- [Work to complete]: Extract word for word the lines of the listing from its start to the line holding "fig = go.Figure()", both ends kept; pictures are not part of the copy.

##### Available data #####

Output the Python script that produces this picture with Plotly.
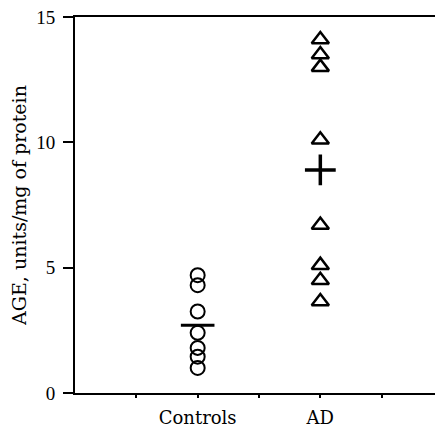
import plotly.graph_objects as go

# ---- data ----
categories = ["Controls", "AD"]
category_x = [2, 4]
controls_values = [4.7, 4.3, 3.25, 2.4, 1.8, 1.45, 1.0]
ad_values = [14.1, 13.5, 13.0, 10.1, 6.7, 5.1, 4.5, 3.65]
group_means = [2.7, 8.9]
x_tick_vals = [1, 2, 3, 4, 5]
x_tick_text = ["", "Controls", "", "AD", ""]
y_tick_vals = [0, 5, 10, 15]
y_title = "AGE, units/mg of protein"

fig = go.Figure()

fig.add_trace(go.Scatter(
    x=[category_x[0]] * len(controls_values), y=controls_values,
    mode="markers",
    marker=dict(symbol="circle-open", size=14, color="black",
                line=dict(width=2, color="black")),
    showlegend=False, hoverinfo="y"))

fig.add_trace(go.Scatter(
    x=[category_x[1]] * len(ad_values), y=ad_values,
    mode="markers",
    marker=dict(symbol="triangle-up-open", size=15, color="black",
                line=dict(width=2.5, color="black")),
    showlegend=False, hoverinfo="y"))

fig.add_trace(go.Scatter(
    x=[category_x[0]], y=[group_means[0]],
    mode="markers",
    marker=dict(symbol="line-ew", size=24, color="black",
                line=dict(width=3, color="black")),
    showlegend=False, hoverinfo="y"))

fig.add_trace(go.Scatter(
    x=[category_x[1]], y=[group_means[1]],
    mode="markers",
    marker=dict(symbol="cross-thin", size=22, color="black",
                line=dict(width=3.5, color="black")),
    showlegend=False, hoverinfo="y"))

# the page body adds an 8px offset, so the figure is 8px smaller each way
fig.update_layout(
    width=435, height=418,
    margin=dict(l=67, r=0, t=9, b=33, autoexpand=False),
    paper_bgcolor="white", plot_bgcolor="white",
    font=dict(family="DejaVu Serif", color="black"),
)

fig.update_xaxes(
    range=[0, 6],
    tickmode="array", tickvals=x_tick_vals, ticktext=x_tick_text,
    ticks="outside", ticklen=3, tickwidth=1.5, tickcolor="black",
    tickfont=dict(family="DejaVu Serif", size=18, color="black"),
    ticklabelstandoff=4, ticklabeloverflow="allow",
    showline=True, linewidth=2, linecolor="black", mirror=True,
    showgrid=False, zeroline=False, automargin=False,
)

fig.update_yaxes(
    range=[0, 15],
    tickmode="array", tickvals=y_tick_vals,
    ticks="outside", ticklen=10, tickwidth=2, tickcolor="black",
    tickfont=dict(family="Liberation Serif", size=19, color="black"),
    ticklabelstandoff=4, ticklabeloverflow="allow",
    showline=True, linewidth=2, linecolor="black",
    showgrid=False, zeroline=False, automargin=False,
    title=dict(text=y_title, standoff=8,
               font=dict(family="DejaVu Serif", size=19, color="black")),
)

fig.write_html("out.html")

#####

- [Written response]:
Output the Python script that produces this picture with Plotly.
import plotly.graph_objects as go

# ---- data ----
categories = ["Controls", "AD"]
category_x = [2, 4]
controls_values = [4.7, 4.3, 3.25, 2.4, 1.8, 1.45, 1.0]
ad_values = [14.1, 13.5, 13.0, 10.1, 6.7, 5.1, 4.5, 3.65]
group_means = [2.7, 8.9]
x_tick_vals = [1, 2, 3, 4, 5]
x_tick_text = ["", "Controls", "", "AD", ""]
y_tick_vals = [0, 5, 10, 15]
y_title = "AGE, units/mg of protein"

fig = go.Figure()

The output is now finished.